*PROBLEM*
In the data below, locate the line containing "Rebuild this diagram" and the line containing "minimum height=120pt] (finish)", then retype both and everything between them exactly. Pictures are not part of the copy.

*DATA SHOWN*
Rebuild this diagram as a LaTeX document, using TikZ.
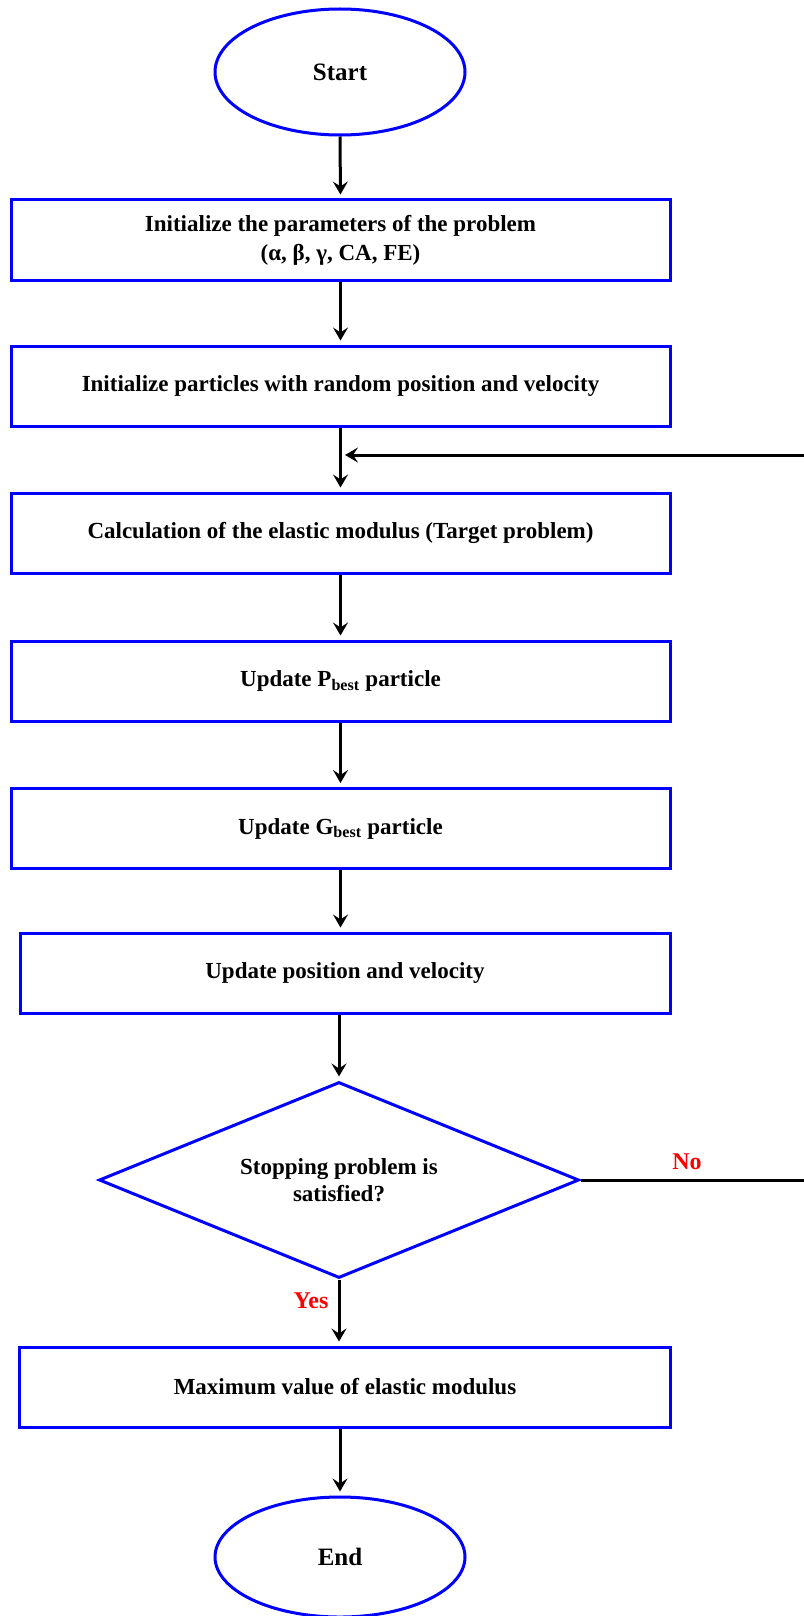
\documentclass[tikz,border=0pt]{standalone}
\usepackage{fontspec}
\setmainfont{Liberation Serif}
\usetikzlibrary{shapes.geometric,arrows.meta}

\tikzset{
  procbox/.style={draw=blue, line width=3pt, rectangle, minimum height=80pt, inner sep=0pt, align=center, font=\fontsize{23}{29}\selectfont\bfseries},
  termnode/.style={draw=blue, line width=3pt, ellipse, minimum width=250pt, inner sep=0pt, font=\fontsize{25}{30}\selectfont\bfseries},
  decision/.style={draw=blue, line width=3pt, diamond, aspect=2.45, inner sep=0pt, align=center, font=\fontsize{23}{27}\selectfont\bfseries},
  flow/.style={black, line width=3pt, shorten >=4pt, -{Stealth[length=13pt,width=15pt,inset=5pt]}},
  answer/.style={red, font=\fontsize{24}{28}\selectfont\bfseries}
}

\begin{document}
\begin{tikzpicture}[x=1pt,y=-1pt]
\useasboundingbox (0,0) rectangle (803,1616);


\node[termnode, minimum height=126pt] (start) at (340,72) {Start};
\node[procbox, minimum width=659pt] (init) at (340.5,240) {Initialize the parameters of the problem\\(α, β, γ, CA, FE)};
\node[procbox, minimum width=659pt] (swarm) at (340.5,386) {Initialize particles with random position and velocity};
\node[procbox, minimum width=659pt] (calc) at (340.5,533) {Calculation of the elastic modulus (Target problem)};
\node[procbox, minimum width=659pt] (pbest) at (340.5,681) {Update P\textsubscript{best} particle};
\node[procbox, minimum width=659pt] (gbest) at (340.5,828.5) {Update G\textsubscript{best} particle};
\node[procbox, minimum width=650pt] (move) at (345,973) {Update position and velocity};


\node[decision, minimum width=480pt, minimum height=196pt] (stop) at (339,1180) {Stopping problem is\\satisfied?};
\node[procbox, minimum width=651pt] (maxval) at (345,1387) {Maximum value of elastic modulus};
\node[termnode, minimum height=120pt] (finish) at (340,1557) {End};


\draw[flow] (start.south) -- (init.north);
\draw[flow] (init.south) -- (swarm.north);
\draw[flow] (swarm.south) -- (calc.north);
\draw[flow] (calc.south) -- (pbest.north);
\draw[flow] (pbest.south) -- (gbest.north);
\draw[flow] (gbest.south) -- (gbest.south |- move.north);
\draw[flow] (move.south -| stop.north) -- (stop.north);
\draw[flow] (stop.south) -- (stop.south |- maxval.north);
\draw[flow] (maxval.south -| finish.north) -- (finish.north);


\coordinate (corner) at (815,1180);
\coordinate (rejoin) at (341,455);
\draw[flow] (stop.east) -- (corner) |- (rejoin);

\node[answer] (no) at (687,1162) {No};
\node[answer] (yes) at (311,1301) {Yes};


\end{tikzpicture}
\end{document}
--
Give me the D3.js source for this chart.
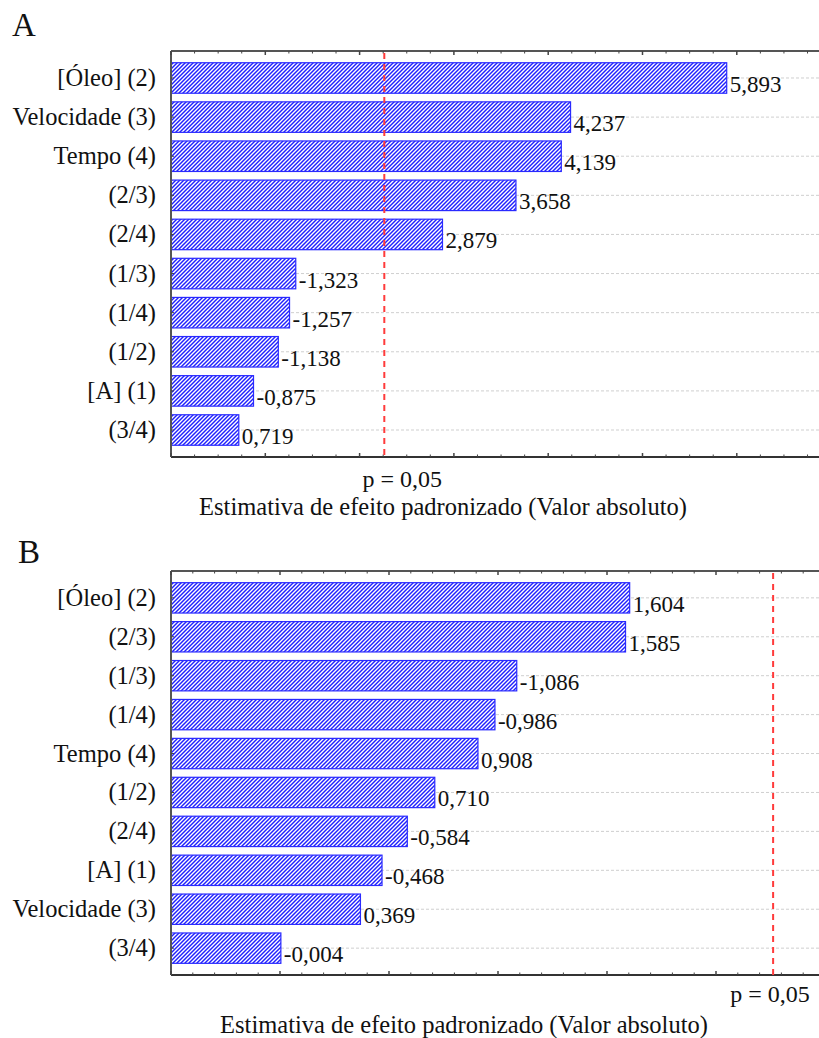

*TASK OUTPUT*
Rebuild this diagram as a LaTeX document, using TikZ.
\documentclass[tikz,border=0pt]{standalone}
\usepackage{fontspec}
\setmainfont{Liberation Serif}
\usetikzlibrary{shapes.geometric,arrows.meta}

\tikzset{
  procbox/.style={draw=blue, line width=3pt, rectangle, minimum height=80pt, inner sep=0pt, align=center, font=\fontsize{23}{29}\selectfont\bfseries},
  termnode/.style={draw=blue, line width=3pt, ellipse, minimum width=250pt, inner sep=0pt, font=\fontsize{25}{30}\selectfont\bfseries},
  decision/.style={draw=blue, line width=3pt, diamond, aspect=2.45, inner sep=0pt, align=center, font=\fontsize{23}{27}\selectfont\bfseries},
  flow/.style={black, line width=3pt, shorten >=4pt, -{Stealth[length=13pt,width=15pt,inset=5pt]}},
  answer/.style={red, font=\fontsize{24}{28}\selectfont\bfseries}
}

\begin{document}
\begin{tikzpicture}[x=1pt,y=-1pt]
\useasboundingbox (0,0) rectangle (803,1616);


\node[termnode, minimum height=126pt] (start) at (340,72) {Start};
\node[procbox, minimum width=659pt] (init) at (340.5,240) {Initialize the parameters of the problem\\(α, β, γ, CA, FE)};
\node[procbox, minimum width=659pt] (swarm) at (340.5,386) {Initialize particles with random position and velocity};
\node[procbox, minimum width=659pt] (calc) at (340.5,533) {Calculation of the elastic modulus (Target problem)};
\node[procbox, minimum width=659pt] (pbest) at (340.5,681) {Update P\textsubscript{best} particle};
\node[procbox, minimum width=659pt] (gbest) at (340.5,828.5) {Update G\textsubscript{best} particle};
\node[procbox, minimum width=650pt] (move) at (345,973) {Update position and velocity};


\node[decision, minimum width=480pt, minimum height=196pt] (stop) at (339,1180) {Stopping problem is\\satisfied?};
\node[procbox, minimum width=651pt] (maxval) at (345,1387) {Maximum value of elastic modulus};
\node[termnode, minimum height=120pt] (finish) at (340,1557) {End};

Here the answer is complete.